Perhaps to allay these fears, he writes in a style comprehensible at Mesivtha Tifereth Jerusalem, and he imitates the plain, uncomplicated mode of learning they practice. While other yeshivas engage in the dialectical judo called Brisker “lomdus,” or incorporate the iconoclastic methods of historical philology, the classes here are modest and straightforward. They read the Talmud with its two most classical commentators, they struggle to understand, and if they don’t, they shrug and turn the page. The Talmud praises the sort of scholar who “uproots mountains,” but at Mesivtha Tifereth Jerusalem, the mountains are expected, like everyone else, to follow the rules and stay in their place. In learning, as in their religious lives generally, these men value ehrlichkeit (honesty), disdaining anything perceived as excessive, demonstrative, or showy — even, or especially, excessive piety. Boyarin is certainly an erhlikh ethnographer. The book is as fair-minded and careful as the best judge in small claims court, though it is perhaps similarly unlikely to arouse any overwhelming passions.

This is not to say that “Yeshiva Days” or the men it describes are dull. They are lively and funny, particularly Boyarin’s regular chavruta Nasanel.
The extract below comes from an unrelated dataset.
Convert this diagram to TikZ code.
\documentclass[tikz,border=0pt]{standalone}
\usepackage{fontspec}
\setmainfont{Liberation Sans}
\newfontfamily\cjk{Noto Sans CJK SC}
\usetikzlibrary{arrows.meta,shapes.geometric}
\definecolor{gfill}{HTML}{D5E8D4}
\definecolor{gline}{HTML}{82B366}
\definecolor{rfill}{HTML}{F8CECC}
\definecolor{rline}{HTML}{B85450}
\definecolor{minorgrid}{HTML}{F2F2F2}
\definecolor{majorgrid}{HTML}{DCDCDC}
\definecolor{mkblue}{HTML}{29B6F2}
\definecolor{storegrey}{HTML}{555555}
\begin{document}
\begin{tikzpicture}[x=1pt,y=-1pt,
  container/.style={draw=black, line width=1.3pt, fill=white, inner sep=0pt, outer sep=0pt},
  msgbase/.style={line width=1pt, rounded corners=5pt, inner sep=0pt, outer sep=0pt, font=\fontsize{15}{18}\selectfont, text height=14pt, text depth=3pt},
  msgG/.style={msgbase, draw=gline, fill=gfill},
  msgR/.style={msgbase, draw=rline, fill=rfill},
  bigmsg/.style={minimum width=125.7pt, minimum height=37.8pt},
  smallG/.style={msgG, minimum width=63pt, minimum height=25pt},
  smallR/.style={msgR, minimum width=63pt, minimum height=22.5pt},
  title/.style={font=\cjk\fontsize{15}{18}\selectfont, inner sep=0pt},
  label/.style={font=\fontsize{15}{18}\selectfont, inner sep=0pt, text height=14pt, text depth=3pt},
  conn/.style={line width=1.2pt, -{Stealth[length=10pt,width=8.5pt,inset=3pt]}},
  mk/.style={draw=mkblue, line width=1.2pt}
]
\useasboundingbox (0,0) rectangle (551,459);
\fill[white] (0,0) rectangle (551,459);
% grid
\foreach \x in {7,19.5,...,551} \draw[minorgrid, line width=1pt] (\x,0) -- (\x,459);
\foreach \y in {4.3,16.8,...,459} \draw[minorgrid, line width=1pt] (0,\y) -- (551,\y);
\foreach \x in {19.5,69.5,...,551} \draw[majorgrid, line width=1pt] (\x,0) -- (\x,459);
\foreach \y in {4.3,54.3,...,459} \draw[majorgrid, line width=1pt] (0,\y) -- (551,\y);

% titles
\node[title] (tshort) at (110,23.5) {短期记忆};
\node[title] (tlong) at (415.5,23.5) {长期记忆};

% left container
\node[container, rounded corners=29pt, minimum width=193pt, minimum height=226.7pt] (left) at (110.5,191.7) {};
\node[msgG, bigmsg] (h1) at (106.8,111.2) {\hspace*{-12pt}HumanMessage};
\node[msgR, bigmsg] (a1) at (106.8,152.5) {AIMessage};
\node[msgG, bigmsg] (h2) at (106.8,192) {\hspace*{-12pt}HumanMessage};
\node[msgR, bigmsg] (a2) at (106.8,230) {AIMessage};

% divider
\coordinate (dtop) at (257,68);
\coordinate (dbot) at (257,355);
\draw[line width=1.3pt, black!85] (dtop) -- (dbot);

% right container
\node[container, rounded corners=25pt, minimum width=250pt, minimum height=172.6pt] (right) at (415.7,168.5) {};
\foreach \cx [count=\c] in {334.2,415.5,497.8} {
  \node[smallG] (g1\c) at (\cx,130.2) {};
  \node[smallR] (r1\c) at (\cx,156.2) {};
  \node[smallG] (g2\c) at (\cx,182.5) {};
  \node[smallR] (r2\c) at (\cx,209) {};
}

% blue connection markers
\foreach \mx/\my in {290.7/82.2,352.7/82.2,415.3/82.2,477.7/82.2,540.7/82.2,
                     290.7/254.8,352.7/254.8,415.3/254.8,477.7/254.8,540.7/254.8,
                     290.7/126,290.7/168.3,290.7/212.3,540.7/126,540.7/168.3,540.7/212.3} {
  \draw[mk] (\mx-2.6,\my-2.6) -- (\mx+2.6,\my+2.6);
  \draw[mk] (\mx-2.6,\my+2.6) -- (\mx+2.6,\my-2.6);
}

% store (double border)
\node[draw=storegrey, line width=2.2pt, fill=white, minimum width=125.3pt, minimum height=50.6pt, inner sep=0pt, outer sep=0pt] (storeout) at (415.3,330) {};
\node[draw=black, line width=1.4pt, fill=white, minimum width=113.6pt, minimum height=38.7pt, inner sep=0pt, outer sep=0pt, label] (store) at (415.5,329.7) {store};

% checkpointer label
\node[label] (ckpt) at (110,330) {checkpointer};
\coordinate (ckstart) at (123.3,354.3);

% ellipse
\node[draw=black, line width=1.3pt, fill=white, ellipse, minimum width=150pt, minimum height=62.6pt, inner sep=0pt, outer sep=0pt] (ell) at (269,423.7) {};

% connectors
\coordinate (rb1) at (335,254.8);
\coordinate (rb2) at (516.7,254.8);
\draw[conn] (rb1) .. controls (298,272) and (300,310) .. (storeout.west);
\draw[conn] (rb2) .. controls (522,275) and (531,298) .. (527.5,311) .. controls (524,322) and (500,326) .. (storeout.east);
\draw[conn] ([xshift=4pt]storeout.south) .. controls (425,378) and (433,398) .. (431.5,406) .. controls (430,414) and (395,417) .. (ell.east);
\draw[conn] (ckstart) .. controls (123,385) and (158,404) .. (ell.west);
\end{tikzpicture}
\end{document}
Nesanel is an ever-flowing spring of words, whether he is passing judgment on Herodotus and Homer, relating a dream about a grandfather who predicted a series of family deaths, or arguing about “Star Trek” with random visitors to the yeshiva. While he explicitly aims to “convert” Boyarin to Orthodoxy, he admits that transformation is a secondary goal: The real point is just to learn together. This is a somewhat paradoxical example of the rabbinic idea of “torah leshma” — usually translated as “learning for its own sake.” Leshma is often opposed to pecuniary or egoistic motivations, yet in this yeshiva, it also trumps the purposes that ostensibly motivate study. The main point isn’t that Boyarin evolve religiously, or that the students cover a certain amount of material, and it is certainly not to decide the law. Rather, the purpose is the activity itself, so that at times, I felt I was reading, “Zen and the Art of Rabbinic Exegesis.”

Such learning, defined as it is by its stubborn refusal to be well-motivated, cannot help but be countercultural. And indeed, “Yeshiva Days” is framed by an overdetermined sense that Mesivtha Tifereth Jerusalem is an endangered habitat. Real-estate patterns are pushing these Jews out of the Lower East Side, and as Orthodoxy slides rightward, the yeshiva’s uncompromising but not unfriendly attitude toward secular modernity starts to feel itself outdated. Even Boyarin’s dedication, to the Jews of Telz… martyred” in the Holocaust evokes the possibility of loss. He repeatedly flirts with the possibility of committing more fully to the yeshiva — spending his retirement studying there, say, or studying for rabbinical ordination. Yet he holds himself in reserve, since the yeshiva remains alluring partly because it is different, offers a counterpoint to everyday life, and remains alien: “When I’m here I miss there… there’s always an element of longing for something I don’t have at the moment.”

Although “Yeshiva Days” documents a local community (many of whose members have ties to the Lower East Side stretch back several generation), that highly concrete, earthy place is constantly about to be absent, in the process of being lost, is seen through the shadow of absence. Where a strand of the Yiddish left celebrates doykeit (hereness), an ideal of rejecting far-off homelands for this-worldly politics, Boyarin seems more interested in golus, or exile, a diasporic condition defined by a constitutive lack.

That said, there is one painful lack in this otherwise wonderful book: gender. Though Boyarin mentions that this yeshiva exclusively admits men and admits that this fact will bother some readers, he says nothing further on this point. It is, it seems, what it is. (Readers looking to complement this book might be interested in Ilana Blumberg’s memoir, “Houses of Study: A Jewish Woman Among Books,” which is about a very different branch of Orthodoxy but nonetheless pairs well with “Yeshiva Days.”) I recognize the omission, for it has been mine. I remember visiting Jerusalem late in my year at yeshiva, proud of the spoken Hebrew I’d acquired, only to discover, while talking with an Israeli woman, that I remained completely flummoxed by verbs conjugated in the second-person singular feminine — they hadn’t come up.

It is hard to know what would change in Boyarin’s books if the subject of women did come up. Part of the book’s modesty, after all, is that it largely restricts itself to yeshiva days, mostly ignoring what happens at night, when the men go home. But I suspect that some of the romanticization of the yeshiva — particularly the sense that the inefficient and meandering mode of learning represents a sharp alternative to the neoliberal demands of the workplace — would have to be reconsidered. After all, for the men to play with the Talmud, someone has to work. Once learning “leshma” was contextualized in a world of work, family life, and so on, would it still seem like an alternative to late capitalism, or merely one of its more exotic forms of leisure-time consumption? (Burning Man too looks like cooperative, egalitarian utopia — until you remember how much it costs.) To be clear: I certainly hope there are critiques of neoliberal individualism to be found in traditional religious communities. That’s part of why I myself learn and teach Talmud. But my own experience with yeshiva tells me that unless we pay attention to who is excluded, we can never clearly distinguish radical critique from mere escapism.